In all the focus on federal green energy spending, what’s been overlooked is that states and cities are also neck-deep in renewable energy subsidies.
In Texas, which is hardly unusual here, Dallas has a green building program that expedites permits for more energy-efficient building projects. And Plano provides a Smart Energy Loan Program “to provide energy-efficiency loans to homeowners.”
But we apparently have no idea how much taxpayers and consumers, through higher energy bills, are spending to subsidize all of those green energy projects.
At the federal level, a 2012 paper from the Washington-based Brookings Institution estimates that federal spending on “clean energy technology,” which includes nuclear, could hit $150 billion from 2009 through 2014.
And more is coming if President Barack Obama has his way. His 2014 budget includes $2.8 billion for the Office for Energy Efficiency and Renewable Energy and $28.4 billion for the Department of Energy to be spent on various projects.
But there’s more, as state and local governments have created thousands of green and renewable energy programs.
The North Carolina Solar Center at North Carolina State University manages the Database for State Incentives for Renewables and Efficiency and has been tracking state and local initiatives since 1995. That database is funded in part by the Interstate Renewable Energy Council and the U.S. Department of Energy.
The listed options for funding renewable energy projects are numerous: corporate tax incentives; green building initiatives; loan programs; performance-based incentives; rebate programs; personal, property and sales tax incentives, plus others.
According to the database, there are 1,124 state, territorial and local financial incentive programs for renewable energy (all numbers exclude a small number of listed federal programs).
By far, the most common practice is rebates, 557. The second most frequent approach is loans, 201.
The programs do not seem to follow the usual red state-blue state patterns. While no one would be surprised that California is toward the top of the list for renewable rebate programs (56), Minnesota has the most (76). But red state Indiana has 34 and Texas 29, while blue state Vermont has only one and Connecticut four.

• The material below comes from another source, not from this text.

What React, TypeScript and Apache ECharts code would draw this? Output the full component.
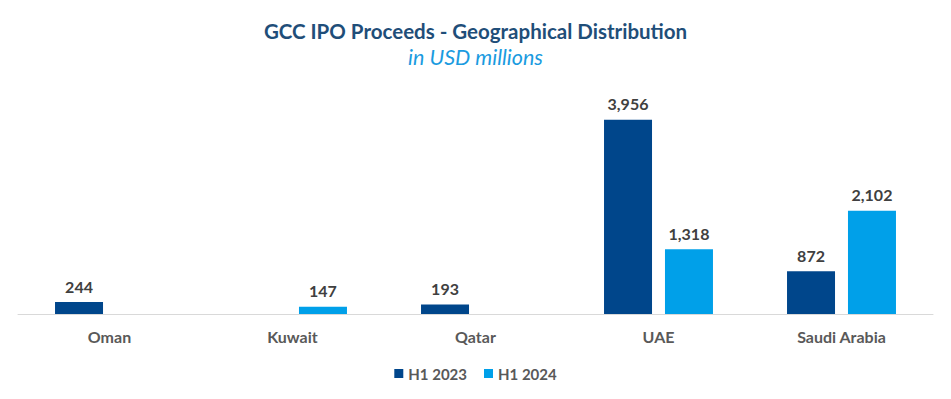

The North Carolina center also tracks similar categories for energy efficiency, some of which cover traditional energy sources like natural gas, but also things like home energy audits or refrigerator recycling. Some programs target individuals, others focus on business. And while many of these efficiency programs may not be directly related to green energy, they are still part of a taxpayer-funded effort to promote specific types of energy consumption or conservation.
The database identifies 1,442 state, territorial and local financial programs to encourage energy efficiency, including 1,137 rebate programs and 222 grant programs.
However, no one seems to know how much state and local governments spend on these programs. Complicating the cost estimate is the fact that while many are funded with tax dollars, others are funded by overcharging consumers (i.e., ratepayers) on their utility bills.
For example, California’s Legislative Analyst’s Office released a paper in December entitled “Energy Efficiency and Alternative Energy Programs,” which claims, “Over the past 10 to 15 years, the state has spent a combined total of roughly $15 billion on such efforts [energy efficiency and alternative energy], the vast majority of which has been funded by utility ratepayers.”
Ironically, while taxpayers and utility ratepayers are being hammered coming and going to subsidize alternative energy and efficiency programs, the most reliable and cost-effective energy sources, fossil fuels, are the brunt of both political scorn and proposed tax increases.
While some of the green energy programs may be well worth the money, it’s hard to know because most taxpayers have no idea how much they’re spending. State legislators should press for those answers. We may be surprised at how much we spend for how little we receive.